**WHAT IS NEEDED**
Write the material out again in full, word for word. Do not include the pictures.

**DATA**
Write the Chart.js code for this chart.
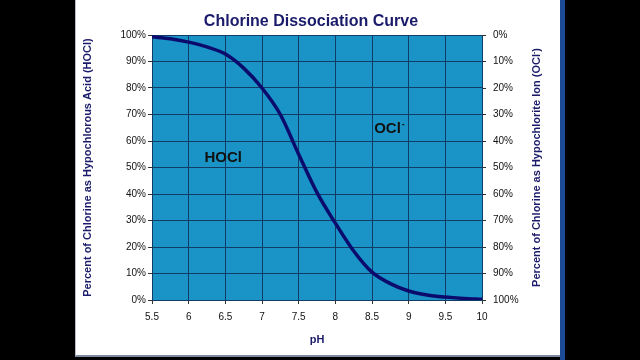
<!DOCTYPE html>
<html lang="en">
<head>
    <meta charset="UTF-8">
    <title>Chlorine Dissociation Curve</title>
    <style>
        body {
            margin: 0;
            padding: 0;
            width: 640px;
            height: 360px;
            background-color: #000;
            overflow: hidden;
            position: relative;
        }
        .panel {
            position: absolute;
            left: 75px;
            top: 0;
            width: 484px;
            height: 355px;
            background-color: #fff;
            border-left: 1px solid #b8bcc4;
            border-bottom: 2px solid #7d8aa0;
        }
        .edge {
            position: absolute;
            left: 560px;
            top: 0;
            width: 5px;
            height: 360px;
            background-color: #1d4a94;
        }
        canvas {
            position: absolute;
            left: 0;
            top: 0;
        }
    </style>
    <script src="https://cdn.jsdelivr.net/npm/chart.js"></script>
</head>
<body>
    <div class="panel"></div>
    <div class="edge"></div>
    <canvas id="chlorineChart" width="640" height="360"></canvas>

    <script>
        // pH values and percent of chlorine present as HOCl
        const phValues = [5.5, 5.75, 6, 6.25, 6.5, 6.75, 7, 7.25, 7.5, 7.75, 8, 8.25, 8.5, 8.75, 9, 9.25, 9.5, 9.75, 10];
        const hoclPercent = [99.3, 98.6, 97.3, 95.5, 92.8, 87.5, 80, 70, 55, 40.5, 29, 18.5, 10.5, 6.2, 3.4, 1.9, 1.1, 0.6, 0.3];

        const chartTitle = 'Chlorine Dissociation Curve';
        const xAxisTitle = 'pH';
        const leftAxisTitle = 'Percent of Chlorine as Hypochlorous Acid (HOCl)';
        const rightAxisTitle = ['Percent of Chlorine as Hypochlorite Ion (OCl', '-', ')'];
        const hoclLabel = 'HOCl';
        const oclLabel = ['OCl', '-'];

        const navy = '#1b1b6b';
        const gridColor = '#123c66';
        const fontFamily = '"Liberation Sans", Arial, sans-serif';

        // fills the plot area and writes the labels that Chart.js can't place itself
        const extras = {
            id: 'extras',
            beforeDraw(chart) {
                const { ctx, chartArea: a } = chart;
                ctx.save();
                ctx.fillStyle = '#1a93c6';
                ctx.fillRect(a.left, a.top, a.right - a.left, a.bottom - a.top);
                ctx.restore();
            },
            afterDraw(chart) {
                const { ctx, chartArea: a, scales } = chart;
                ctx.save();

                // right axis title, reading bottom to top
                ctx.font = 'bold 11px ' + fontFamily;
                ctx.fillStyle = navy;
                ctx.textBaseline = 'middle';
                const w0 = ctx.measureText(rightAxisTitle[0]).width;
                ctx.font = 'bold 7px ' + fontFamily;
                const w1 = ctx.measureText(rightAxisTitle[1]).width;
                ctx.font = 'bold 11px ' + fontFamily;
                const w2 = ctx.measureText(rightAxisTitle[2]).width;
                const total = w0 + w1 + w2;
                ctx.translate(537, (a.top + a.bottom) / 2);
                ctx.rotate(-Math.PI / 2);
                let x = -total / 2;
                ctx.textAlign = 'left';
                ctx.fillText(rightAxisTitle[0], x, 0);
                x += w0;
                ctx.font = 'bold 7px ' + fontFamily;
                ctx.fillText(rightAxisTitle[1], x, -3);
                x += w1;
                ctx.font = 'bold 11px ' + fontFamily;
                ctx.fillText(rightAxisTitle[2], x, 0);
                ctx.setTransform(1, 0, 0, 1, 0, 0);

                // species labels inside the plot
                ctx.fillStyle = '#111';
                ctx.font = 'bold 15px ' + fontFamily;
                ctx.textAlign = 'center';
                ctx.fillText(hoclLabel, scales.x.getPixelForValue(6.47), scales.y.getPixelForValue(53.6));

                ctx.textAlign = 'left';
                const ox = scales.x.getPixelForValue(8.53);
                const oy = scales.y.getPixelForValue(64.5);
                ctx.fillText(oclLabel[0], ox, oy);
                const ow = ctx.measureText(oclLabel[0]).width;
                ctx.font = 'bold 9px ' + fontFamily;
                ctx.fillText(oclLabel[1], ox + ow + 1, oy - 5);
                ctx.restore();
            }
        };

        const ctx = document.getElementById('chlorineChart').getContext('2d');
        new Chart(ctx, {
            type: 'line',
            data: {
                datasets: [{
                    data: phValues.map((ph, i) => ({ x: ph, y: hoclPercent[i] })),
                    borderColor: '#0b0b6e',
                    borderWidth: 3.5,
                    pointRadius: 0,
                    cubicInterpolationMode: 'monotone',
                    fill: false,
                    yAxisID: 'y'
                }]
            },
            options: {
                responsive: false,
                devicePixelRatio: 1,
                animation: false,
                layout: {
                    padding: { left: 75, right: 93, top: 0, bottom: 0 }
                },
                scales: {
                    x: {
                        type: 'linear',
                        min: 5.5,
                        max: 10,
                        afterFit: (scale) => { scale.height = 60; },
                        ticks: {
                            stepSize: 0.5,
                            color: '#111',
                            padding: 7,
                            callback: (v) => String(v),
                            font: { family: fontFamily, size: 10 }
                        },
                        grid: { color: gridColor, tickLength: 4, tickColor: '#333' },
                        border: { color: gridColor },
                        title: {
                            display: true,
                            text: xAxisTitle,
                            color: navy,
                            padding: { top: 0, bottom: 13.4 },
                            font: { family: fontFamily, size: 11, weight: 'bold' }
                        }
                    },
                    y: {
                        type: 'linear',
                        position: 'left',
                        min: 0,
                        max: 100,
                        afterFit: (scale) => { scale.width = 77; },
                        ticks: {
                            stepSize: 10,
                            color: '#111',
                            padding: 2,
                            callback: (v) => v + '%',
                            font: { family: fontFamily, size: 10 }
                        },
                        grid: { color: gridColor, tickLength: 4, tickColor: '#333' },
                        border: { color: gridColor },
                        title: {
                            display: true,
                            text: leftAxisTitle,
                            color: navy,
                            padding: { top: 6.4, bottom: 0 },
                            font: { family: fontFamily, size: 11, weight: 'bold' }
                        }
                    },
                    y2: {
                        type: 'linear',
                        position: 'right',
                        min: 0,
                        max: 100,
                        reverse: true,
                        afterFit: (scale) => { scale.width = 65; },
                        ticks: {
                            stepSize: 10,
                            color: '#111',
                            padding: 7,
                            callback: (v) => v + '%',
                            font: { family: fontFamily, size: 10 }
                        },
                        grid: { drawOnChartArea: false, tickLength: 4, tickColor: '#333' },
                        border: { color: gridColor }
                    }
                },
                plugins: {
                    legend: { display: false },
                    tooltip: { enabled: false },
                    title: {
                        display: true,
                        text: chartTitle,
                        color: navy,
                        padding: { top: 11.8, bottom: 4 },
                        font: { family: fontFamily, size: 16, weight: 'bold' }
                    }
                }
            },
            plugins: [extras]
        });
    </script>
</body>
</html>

**CORRECT ANSWER**
Write the Chart.js code for this chart.
<!DOCTYPE html>
<html lang="en">
<head>
    <meta charset="UTF-8">
    <title>Chlorine Dissociation Curve</title>
    <style>
        body {
            margin: 0;
            padding: 0;
            width: 640px;
            height: 360px;
            background-color: #000;
            overflow: hidden;
            position: relative;
        }
        .panel {
            position: absolute;
            left: 75px;
            top: 0;
            width: 484px;
            height: 355px;
            background-color: #fff;
            border-left: 1px solid #b8bcc4;
            border-bottom: 2px solid #7d8aa0;
        }
        .edge {
            position: absolute;
            left: 560px;
            top: 0;
            width: 5px;
            height: 360px;
            background-color: #1d4a94;
        }
        canvas {
            position: absolute;
            left: 0;
            top: 0;
        }
    </style>
    <script src="https://cdn.jsdelivr.net/npm/chart.js"></script>
</head>
<body>
    <div class="panel"></div>
    <div class="edge"></div>
    <canvas id="chlorineChart" width="640" height="360"></canvas>

    <script>
        // pH values and percent of chlorine present as HOCl
        const phValues = [5.5, 5.75, 6, 6.25, 6.5, 6.75, 7, 7.25, 7.5, 7.75, 8, 8.25, 8.5, 8.75, 9, 9.25, 9.5, 9.75, 10];
        const hoclPercent = [99.3, 98.6, 97.3, 95.5, 92.8, 87.5, 80, 70, 55, 40.5, 29, 18.5, 10.5, 6.2, 3.4, 1.9, 1.1, 0.6, 0.3];

        const chartTitle = 'Chlorine Dissociation Curve';
        const xAxisTitle = 'pH';
        const leftAxisTitle = 'Percent of Chlorine as Hypochlorous Acid (HOCl)';
        const rightAxisTitle = ['Percent of Chlorine as Hypochlorite Ion (OCl', '-', ')'];
        const hoclLabel = 'HOCl';
        const oclLabel = ['OCl', '-'];

        const navy = '#1b1b6b';
        const gridColor = '#123c66';
        const fontFamily = '"Liberation Sans", Arial, sans-serif';

        // fills the plot area and writes the labels that Chart.js can't place itself
        const extras = {
            id: 'extras',
            beforeDraw(chart) {
                const { ctx, chartArea: a } = chart;
                ctx.save();
                ctx.fillStyle = '#1a93c6';
                ctx.fillRect(a.left, a.top, a.right - a.left, a.bottom - a.top);
                ctx.restore();
            },
            afterDraw(chart) {
                const { ctx, chartArea: a, scales } = chart;
                ctx.save();

                // right axis title, reading bottom to top
                ctx.font = 'bold 11px ' + fontFamily;
                ctx.fillStyle = navy;
                ctx.textBaseline = 'middle';
                const w0 = ctx.measureText(rightAxisTitle[0]).width;
                ctx.font = 'bold 7px ' + fontFamily;
                const w1 = ctx.measureText(rightAxisTitle[1]).width;
                ctx.font = 'bold 11px ' + fontFamily;
                const w2 = ctx.measureText(rightAxisTitle[2]).width;
                const total = w0 + w1 + w2;
                ctx.translate(537, (a.top + a.bottom) / 2);
                ctx.rotate(-Math.PI / 2);
                let x = -total / 2;
                ctx.textAlign = 'left';
                ctx.fillText(rightAxisTitle[0], x, 0);
                x += w0;
                ctx.font = 'bold 7px ' + fontFamily;
                ctx.fillText(rightAxisTitle[1], x, -3);
                x += w1;
                ctx.font = 'bold 11px ' + fontFamily;
                ctx.fillText(rightAxisTitle[2], x, 0);
                ctx.setTransform(1, 0, 0, 1, 0, 0);

                // species labels inside the plot
                ctx.fillStyle = '#111';
                ctx.font = 'bold 15px ' + fontFamily;
                ctx.textAlign = 'center';
                ctx.fillText(hoclLabel, scales.x.getPixelForValue(6.47), scales.y.getPixelForValue(53.6));

                ctx.textAlign = 'left';
                const ox = scales.x.getPixelForValue(8.53);
                const oy = scales.y.getPixelForValue(64.5);
                ctx.fillText(oclLabel[0], ox, oy);
                const ow = ctx.measureText(oclLabel[0]).width;
                ctx.font = 'bold 9px ' + fontFamily;
                ctx.fillText(oclLabel[1], ox + ow + 1, oy - 5);
                ctx.restore();
            }
        };

        const ctx = document.getElementById('chlorineChart').getContext('2d');
        new Chart(ctx, {
            type: 'line',
            data: {
                datasets: [{
                    data: phValues.map((ph, i) => ({ x: ph, y: hoclPercent[i] })),
                    borderColor: '#0b0b6e',
                    borderWidth: 3.5,
                    pointRadius: 0,
                    cubicInterpolationMode: 'monotone',
                    fill: false,
                    yAxisID: 'y'
                }]
            },
            options: {
                responsive: false,
                devicePixelRatio: 1,
                animation: false,
                layout: {
                    padding: { left: 75, right: 93, top: 0, bottom: 0 }
                },
                scales: {
                    x: {
                        type: 'linear',
                        min: 5.5,
                        max: 10,
                        afterFit: (scale) => { scale.height = 60; },
                        ticks: {
                            stepSize: 0.5,
                            color: '#111',
                            padding: 7,
                            callback: (v) => String(v),
                            font: { family: fontFamily, size: 10 }
                        },
                        grid: { color: gridColor, tickLength: 4, tickColor: '#333' },
                        border: { color: gridColor },
                        title: {
                            display: true,
                            text: xAxisTitle,
                            color: navy,
                            padding: { top: 0, bottom: 13.4 },
                            font: { family: fontFamily, size: 11, weight: 'bold' }
                        }
                    },
                    y: {
                        type: 'linear',
                        position: 'left',
                        min: 0,
                        max: 100,
                        afterFit: (scale) => { scale.width = 77; },
                        ticks: {
                            stepSize: 10,
                            color: '#111',
                            padding: 2,
                            callback: (v) => v + '%',
                            font: { family: fontFamily, size: 10 }
                        },
                        grid: { color: gridColor, tickLength: 4, tickColor: '#333' },
                        border: { color: gridColor },
                        title: {
                            display: true,
                            text: leftAxisTitle,
                            color: navy,
                            padding: { top: 6.4, bottom: 0 },
                            font: { family: fontFamily, size: 11, weight: 'bold' }
                        }
                    },
                    y2: {
                        type: 'linear',
                        position: 'right',
                        min: 0,
                        max: 100,
                        reverse: true,
                        afterFit: (scale) => { scale.width = 65; },
                        ticks: {
                            stepSize: 10,
                            color: '#111',
                            padding: 7,
                            callback: (v) => v + '%',
                            font: { family: fontFamily, size: 10 }
                        },
                        grid: { drawOnChartArea: false, tickLength: 4, tickColor: '#333' },
                        border: { color: gridColor }
                    }
                },
                plugins: {
                    legend: { display: false },
                    tooltip: { enabled: false },
                    title: {
                        display: true,
                        text: chartTitle,
                        color: navy,
                        padding: { top: 11.8, bottom: 4 },
                        font: { family: fontFamily, size: 16, weight: 'bold' }
                    }
                }
            },
            plugins: [extras]
        });
    </script>
</body>
</html>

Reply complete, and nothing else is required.